Selasa 16 May 2017 19:41 WIB

Vonis Ahok dan Rezim HAM Internasional

Red: Fernan Rahadi
Fajri Matahati Muhammadin
Foto: dok. Pribadi
Fajri Matahati Muhammadin

REPUBLIKA.CO.ID, Oleh Fajri Matahati Muhammadin

Ramai pemberitaan ketika Perserikatan Bangsa Bangsa (PBB) mengkritik vonis kepada Gubernur DKI Jakarta Basuki Tjahaja Purnama atau Ahok. PBB meminta Indonesia meninjau dan tentu mencabut pasal penistaan agama yang menjerat Ahok. Inipun bukan pertama kalinya Indonesia kena 'panggang' di PBB karena masalah HAM. Bagaimana menyikapinya?

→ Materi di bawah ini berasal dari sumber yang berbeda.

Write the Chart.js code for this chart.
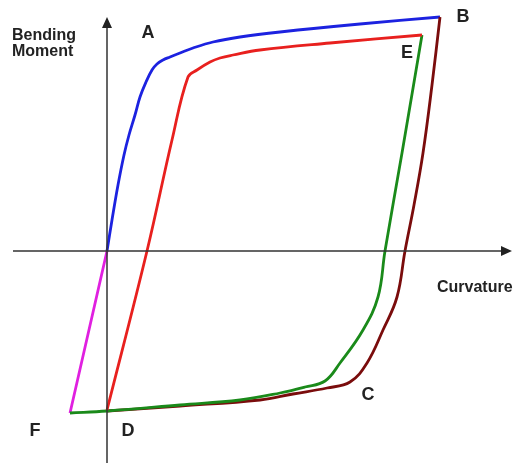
<!DOCTYPE html>
<html>
<head>
<meta charset="utf-8">
<script src="https://cdn.jsdelivr.net/npm/chart.js@4"></script>
<style>
  html, body { margin: 0; padding: 0; background: #fff; }
</style>
</head>
<body>
<canvas id="myChart" width="515" height="465"></canvas>
<script>
// curvature (x) / bending moment (y), arbitrary units, origin at the axes crossing
var blueX  = [0, 0.5, 1.1, 1.7, 2.2, 2.8, 3.3, 3.9, 4.5, 5.0, 5.6, 6.3, 7.3, 8.6, 10.6, 13.3, 17.3, 25.3, 33.3];
var blueY  = [0, 3.1, 6.6, 9.6, 11.6, 13.6, 15.4, 16.9, 18.1, 18.7, 19.1, 19.4, 19.8, 20.3, 20.9, 21.4, 21.9, 22.7, 23.4];

var brownX = [33.3, 32.5, 31.6, 30.7, 29.8, 29.0, 27.6, 26.0, 24.3, 22.0, 18.6, 15.3, 7.3, 0];
var brownY = [23.4, 16.6, 9.8, 4.6, 0, -4.6, -7.9, -11.2, -13.1, -13.7, -14.3, -14.9, -15.5, -16.0];

var redX   = [0, 4.0, 6.5, 8.1, 9.0, 10.3, 11.3, 12.6, 15.3, 22.3, 31.5];
var redY   = [-15.9, 0, 11.1, 17.4, 18.1, 18.9, 19.3, 19.6, 20.1, 20.8, 21.6];

var greenX = [31.5, 29.5, 27.8, 27.1, 25.6, 23.3, 21.8, 19.8, 17.3, 13.3, 7.3, 0, -3.7];
var greenY = [21.6, 9.8, 0, -4.6, -7.9, -11.2, -13.0, -13.6, -14.2, -14.9, -15.4, -16.0, -16.2];

var pinkX  = [-3.7, 0];
var pinkY  = [-16.2, 0];

var pointNames = ['A', 'B', 'C', 'D', 'E', 'F'];
var xTitle = 'Curvature';
var yTitle = ['Bending', 'Moment'];

function pts(xs, ys) {
    return xs.map(function(x, i) { return { x: x, y: ys[i] }; });
}

// axes with arrows and the text labels
var sketchPlugin = {
    id: 'sketch',
    afterDatasetsDraw: function(chart) {
        var ctx = chart.ctx;
        var sx = chart.scales.x, sy = chart.scales.y;
        var x0 = sx.getPixelForValue(0), y0 = sy.getPixelForValue(0);
        var left = sx.getPixelForValue(-9.4), right = sx.getPixelForValue(40.5);
        var top = sy.getPixelForValue(23.4), bottom = sy.getPixelForValue(-21.2);
        ctx.save();
        ctx.strokeStyle = '#333';
        ctx.fillStyle = '#222';
        ctx.lineWidth = 1.5;
        ctx.beginPath();
        ctx.moveTo(left, y0); ctx.lineTo(right - 8, y0);
        ctx.moveTo(x0, bottom); ctx.lineTo(x0, top + 8);
        ctx.stroke();
        // arrow heads
        ctx.beginPath();
        ctx.moveTo(right, y0); ctx.lineTo(right - 11, y0 - 5); ctx.lineTo(right - 11, y0 + 5); ctx.closePath();
        ctx.moveTo(x0, top); ctx.lineTo(x0 - 5, top + 11); ctx.lineTo(x0 + 5, top + 11); ctx.closePath();
        ctx.fill();

        ctx.font = 'bold 16px "Liberation Sans", Arial, sans-serif';
        ctx.textAlign = 'left';
        ctx.textBaseline = 'alphabetic';
        ctx.fillText(yTitle[0], sx.getPixelForValue(-9.5), sy.getPixelForValue(21.1));
        ctx.fillText(yTitle[1], sx.getPixelForValue(-9.5), sy.getPixelForValue(19.5));
        ctx.fillText(xTitle, sx.getPixelForValue(33.0), sy.getPixelForValue(-4.1));

        var spots = [[4.1, 21.8], [35.6, 23.4], [26.1, -14.4], [2.1, -18.0], [30.0, 19.8], [-7.2, -18.0]];
        ctx.font = 'bold 18px "Liberation Sans", Arial, sans-serif';
        ctx.textAlign = 'center';
        ctx.textBaseline = 'middle';
        pointNames.forEach(function(n, i) {
            ctx.fillText(n, sx.getPixelForValue(spots[i][0]), sy.getPixelForValue(spots[i][1]));
        });
        ctx.restore();
    }
};

var line = { borderWidth: 2.8, pointRadius: 0, tension: 0.4, fill: false, showLine: true };

var ctx = document.getElementById('myChart').getContext('2d');
var myChart = new Chart(ctx, {
    type: 'scatter',
    data: {
        datasets: [
            Object.assign({ data: pts(redX, redY),   borderColor: '#e8201e', order: 1 }, line),
            Object.assign({ data: pts(greenX, greenY), borderColor: '#1a8a1a', order: 2 }, line),
            Object.assign({ data: pts(brownX, brownY), borderColor: '#7a0c0c', order: 3 }, line),
            Object.assign({ data: pts(blueX, blueY),  borderColor: '#1c22e0', order: 4 }, line),
            Object.assign({ data: pts(pinkX, pinkY),  borderColor: '#e020e0', order: 5 }, line)
        ]
    },
    options: {
        responsive: false,
        animation: false,
        layout: { padding: 0 },
        plugins: { legend: { display: false }, tooltip: { enabled: false } },
        scales: {
            x: { type: 'linear', display: false, min: -10.7, max: 40.8 },
            y: { type: 'linear', display: false, min: -21.4, max: 25.1 }
        }
    },
    plugins: [sketchPlugin]
});
</script>
</body>
</html>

Masalah ini sangat kompleks, khususnya dalam berusaha memahami rezim hukum HAM internasional. Berangkat dari konstruk berfikir yang sekuler dan Eropa-sentris, kriminalisasi penistaan agama adalah dianggap pelanggaran kebebasan berekspresi. Penistaan agama tidak eksplisit disebut dalam instrumen HAM Internasional antara lain Deklarasi Universal HAM, ICCPR, dan semisalnya, tapi tertulis dalam General Comments yaitu dokumen yang disusun oleh Komite HAM PBB.

Menarik untuk dicatat bahwa sebuah Konvensi HAM butuh diratifikasi dulu sebelum mengikat kepada sebuah negara, dan sudah mafhum bahwa ratifikasi dilakukan melalui prosedur di hukum nasional masing-masing negara agar dapat selaras dengan kepentingan negara tersebut. Mengapa ketika sebuah komite kecil mengeluarkan dokumen (yang tidak mengikat secara formal) bisa langsung dianggap penafsiran otoritatif yang satu kesatuan dengan konvensinya tadi dan mengikat bagi negara-negara?